Online payments giant PayPal has filed a patent for a system designed to improve the speed of cryptocurrency payments by several orders of magnitude, allowing transactions to occur in milliseconds instead of minutes.

An application for an “Expedited Virtual Currency Transaction System” was published March 1 by the U.S. Patent and Trademark Office.

It describes a system where private keys — the strings of numbers and letters used to transact or otherwise control one’s cryptocurrency holdings — are swapped from a buyer to a seller on the ledger.

The system could narrow the time it takes for payments to go through between a consumer and a merchant, thus avoiding the process of sending a transaction and waiting for it to be included in the next block on the network.

PayPal is proposing a way to create secondary wallets with their own unique private keys for buyers and sellers created, specifically for a single transaction.

An excerpt from the filing stated:

“The systems and methods of the present disclosure practically eliminate the amount of time the payee must wait to be sure they will receive a virtual currency payment in a virtual currency transaction by transferring to the payee private keys that are included in virtual currency wallets that are associated with predefined amounts of virtual currency that equal a payment amount identified in the virtual currency transaction.”

The application shows that the payment processing giant has developed a system that allows senders and receivers to swap private keys rather than sending coins over the network.

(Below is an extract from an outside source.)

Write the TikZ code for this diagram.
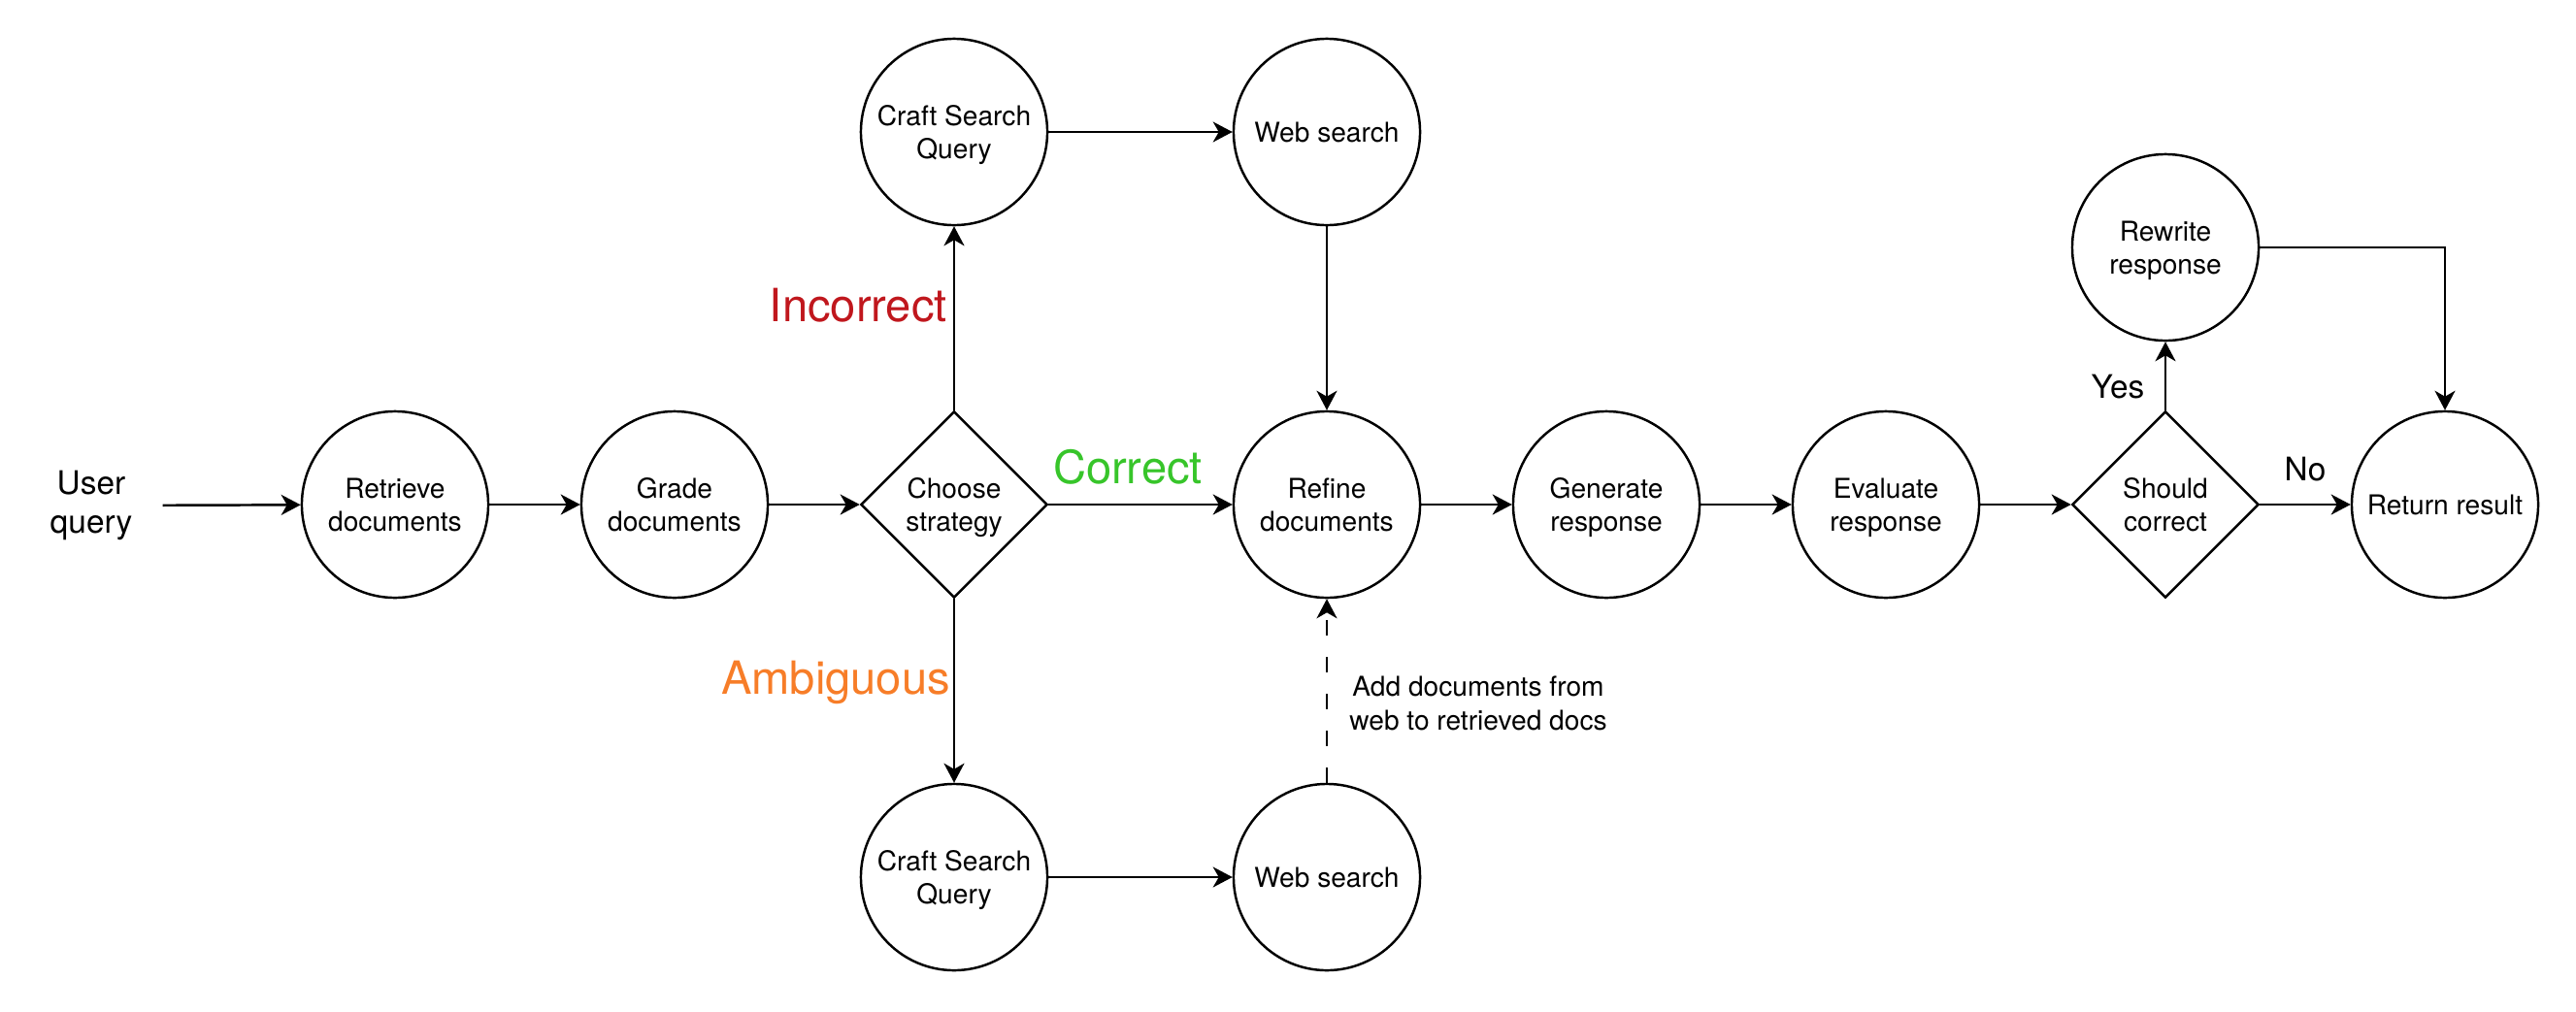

Bitcoin, for instance, is currently mined approximately every 10 minutes, extending the minimum execution time and bottlenecking mass acceptance.

From the filing:

“In many transaction situations, a 10 minute wait time will be too long for payers and/or payees, and those payers and/or payees will instead choose to perform the transaction using traditional payment methods rather than virtual currency. Issues like this have slowed the adoption of virtual currencies despite their advantages.”

Thiel factor

Some cryptocurrencies have tried to solve this bottleneck by shortening block times, though users are still subject to higher fees and slower confirmation when networks become congested.

Under PayPal’s proposal the system would automatically create multiple secondary wallets for its users. Private keys could be aggregated and transferred to match any desired payment amount.

This, the patent argues, would “practically eliminate” confirmation times.

This doesn’t mean that crypto buyers will be able to create a PayPal crypto wallet in the near future.

Many big financial companies, including Bank of America and Goldman Sachs, have been filing dozens of crypto patents for years. Very few of those innovations have made it to market or may ever see the light of day.

Motives may include locking up a technology from competitors or even burying innovation to keep competitive advantages.

However, PayPal still has noted crypto enthusiast Peter Thiel on board, so there is always the possibility of a breakthrough — if he is involved in a potential crypto project.